Em 24 de agosto, Bolsonaro endossou em uma rede social um comentário ofensivo contra a primeira-dama francesa. Um seguidor postou na página do presidente fotos de Brigitte Macron e da primeira-dama brasileira, Michele Bolsonaro, e afirmou: “É inveja. Entende agora por que Macron persegue Bolsonaro?”. O post provocou comentário de Bolsonaro: “Não humilha, cara. Kkkkkkk”.

As declarações de Bolsonaro levaram brasileiros, muitos deles residentes na França, a manifestarem solidariedade a Brigitte Macron. Na semana passada, durante cerimônia pública, ela agradeceu, em português, o apoio dos brasileiros.

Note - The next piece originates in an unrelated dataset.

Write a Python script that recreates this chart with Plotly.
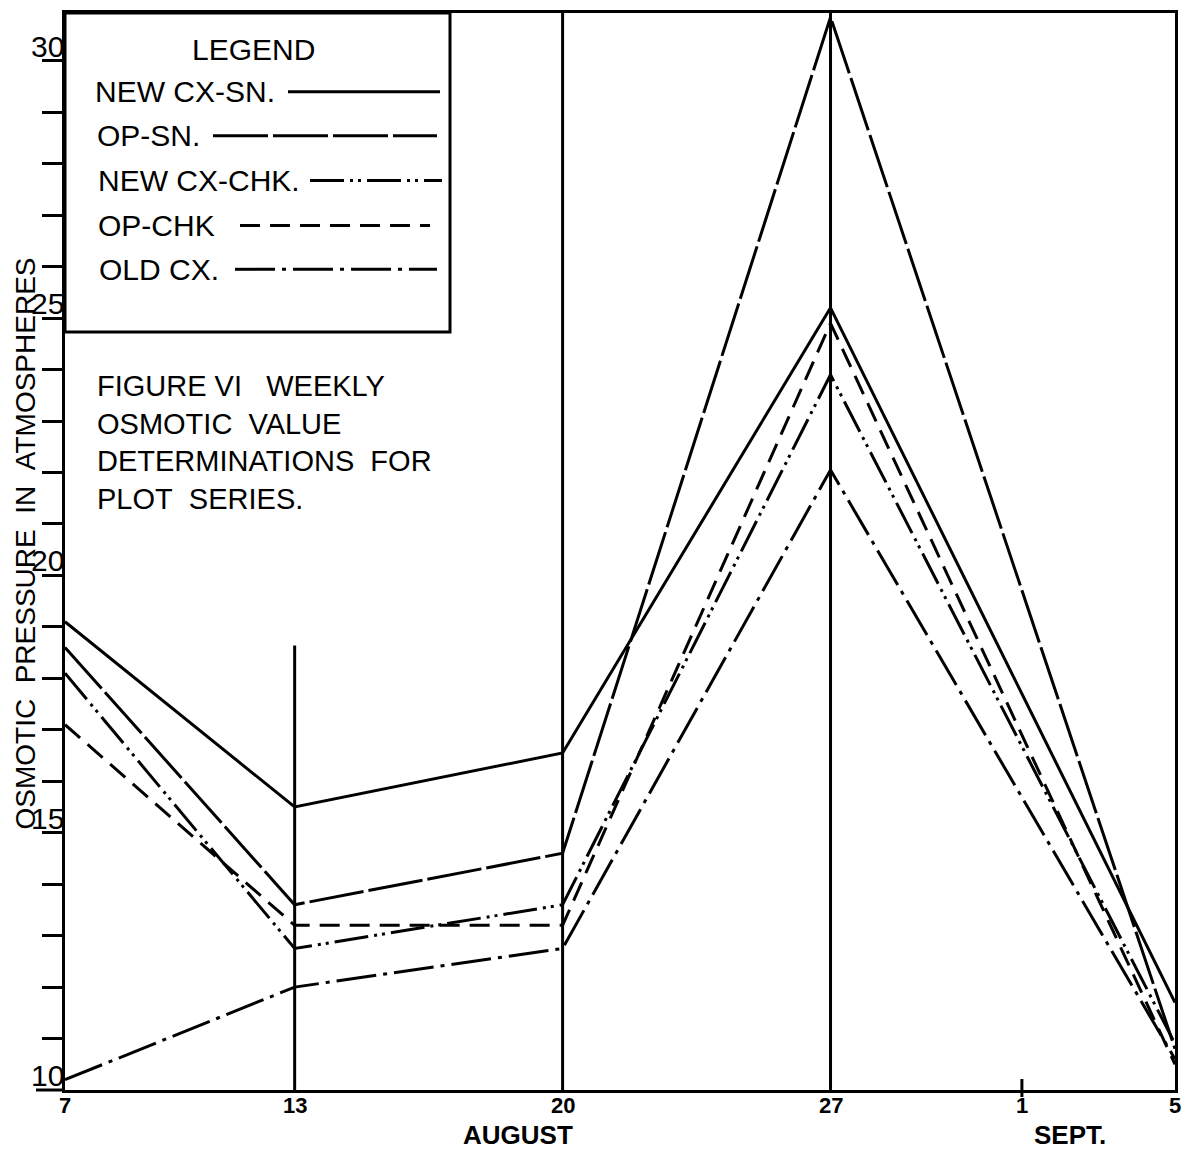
import plotly.graph_objects as go

# ---- data (day numbers counted from August 0; Sept 5 = 36) ----
days = [7, 13, 20, 27, 36]
new_cx_sn = [19.1, 15.5, 16.55, 25.2, 11.7]
op_sn = [18.6, 13.6, 14.6, 30.85, 10.8]
new_cx_chk = [18.1, 12.75, 13.6, 23.9, 10.9]
op_chk = [17.1, 13.2, 13.2, 24.9, 10.5]
old_cx = [10.2, 12.0, 12.75, 22.05, 10.6]

x_tickvals = [7, 13, 20, 27, 32, 36]
x_ticktext = ["7", "13", "20", "27", "1", "5"]
y_labels = [10, 15, 20, 25, 30]

series_names = ["NEW CX-SN.", "OP-SN.", "NEW CX-CHK.", "OP-CHK", "OLD CX."]
series_vals = [new_cx_sn, op_sn, new_cx_chk, op_chk, old_cx]
dashes = ["solid", "55px,5px", "34px,6px,3px,5px,3px,6px", "20px,10px", "40px,7px,4px,7px"]

W, H = 1191, 1154
PL, PR, PT, PB = 65, 1175, 10, 1090
L, R, T, B = PL, W - PR, PT, H - PB
PW, PH = PR - PL, PB - PT
FONT = "Liberation Sans, Arial, sans-serif"


def px(x):
    return (x - PL) / PW


def py(y):
    return (PB - y) / PH


fig = go.Figure()
for name, vals, d in zip(series_names, series_vals, dashes):
    fig.add_trace(go.Scatter(x=days, y=vals, mode="lines", name=name, showlegend=False,
                             line=dict(color="black", width=3, dash=d)))

shapes = []
shapes.append(dict(type="line", xref="x", yref="y", x0=13, x1=13, y0=10, y1=18.64,
                   line=dict(color="black", width=3)))
for xv in (20, 27):
    shapes.append(dict(type="line", xref="x", yref="paper", x0=xv, x1=xv, y0=0, y1=1,
                       line=dict(color="black", width=3)))
shapes.append(dict(type="line", xref="x", yref="paper", x0=32, x1=32, y0=py(1097), y1=py(1079),
                   line=dict(color="black", width=3)))
shapes.append(dict(type="line", xref="paper", yref="paper", x0=px(36), x1=0, y0=0, y1=0,
                   line=dict(color="black", width=3)))
shapes.append(dict(type="rect", xref="paper", yref="paper", x0=0, x1=px(450), y0=py(330), y1=1,
                   line=dict(color="black", width=3), fillcolor="white", layer="above"))

annotations = []
annotations.append(dict(text="LEGEND", xref="paper", yref="paper", x=px(253), y=py(47),
                        xanchor="center", yanchor="middle", showarrow=False,
                        font=dict(family=FONT, size=30, color="black")))
leg_rows = [
    (93, 89, 288, 440),
    (95, 133, 213, 437),
    (96, 178, 310, 442),
    (96, 223, 240, 430),
    (97, 267, 235, 437),
]
for (tx, ty, lx0, lx1), name, d in zip(leg_rows, series_names, dashes):
    annotations.append(dict(text=name, xref="paper", yref="paper", x=px(tx), y=py(ty),
                            xanchor="left", yanchor="middle", showarrow=False,
                            font=dict(family=FONT, size=30, color="black")))
    shapes.append(dict(type="line", xref="paper", yref="paper", x0=px(lx0), x1=px(lx1),
                       y0=py(ty), y1=py(ty), line=dict(color="black", width=3, dash=d),
                       layer="above"))

annotations.append(dict(
    text="FIGURE\u00a0VI\u00a0\u00a0\u00a0WEEKLY<br>OSMOTIC\u00a0\u00a0VALUE<br>DETERMINATIONS\u00a0\u00a0FOR<br>PLOT\u00a0\u00a0SERIES.",
    xref="paper", yref="paper", x=px(95), y=py(366), xanchor="left", yanchor="top",
    align="left", showarrow=False, font=dict(family=FONT, size=29, color="black")))

for v in y_labels:
    annotations.append(dict(text=str(v), xref="paper", yref="y", x=0, y=v, xanchor="right",
                            yanchor="bottom", xshift=1, yshift=-4, showarrow=False,
                            font=dict(family=FONT, size=30, color="black")))

for xv, lab in zip(x_tickvals, x_ticktext):
    annotations.append(dict(text=lab, xref="x", yref="paper", x=xv, y=py(1106),
                            xanchor="center", yanchor="middle", showarrow=False, borderpad=0,
                            font=dict(family=FONT, size=22, color="black", weight="bold")))

annotations.append(dict(text="OSMOTIC\u00a0\u00a0PRESSURE\u00a0\u00a0IN\u00a0\u00a0ATMOSPHERES",
                        xref="paper", yref="paper", x=px(26), y=py(542), xanchor="center",
                        yanchor="middle", textangle=-90, showarrow=False,
                        font=dict(family=FONT, size=28, color="black")))

annotations.append(dict(text="AUGUST", xref="paper", yref="paper", x=px(518), y=py(1135),
                        xanchor="center", yanchor="middle", showarrow=False, borderpad=0,
                        font=dict(family=FONT, size=26, color="black", weight="bold")))
annotations.append(dict(text="SEPT.", xref="paper", yref="paper", x=px(1070), y=py(1135),
                        xanchor="center", yanchor="middle", showarrow=False, borderpad=0,
                        font=dict(family=FONT, size=26, color="black", weight="bold")))

fig.update_layout(
    width=W, height=H,
    margin=dict(l=L, r=R, t=T, b=B),
    paper_bgcolor="white", plot_bgcolor="white",
    shapes=shapes, annotations=annotations,
    xaxis=dict(range=[7, 36], showgrid=False, zeroline=False, showline=True, mirror=True,
               linecolor="black", linewidth=3, tickvals=x_tickvals, ticks="",
               showticklabels=False),
    yaxis=dict(range=[10, 30.93], showgrid=False, zeroline=False, showline=True, mirror=True,
               linecolor="black", linewidth=3, tickvals=list(range(11, 31)),
               ticks="outside", ticklen=20, tickwidth=2.5, tickcolor="black",
               showticklabels=False),
)

fig.write_html("out.html", config={"displayModeBar": False},
               post_script="document.body.style.margin='0';document.body.style.overflow='hidden';")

À noite, a assessoria do ministro da Economia divulgou nota em que ele pede desculpas pelos comentários: “O ministro da Economia, Paulo Guedes, pede desculpas pela brincadeira feita hoje em evento público em Fortaleza (CE), quando mencionou a primeira-dama francesa, Brigitte Macron. A intenção do ministro foi ilustrar que questões relevantes e urgentes para o país não têm o espaço que deveriam no debate público. Não houve qualquer intenção de proferir ofensas pessoais”.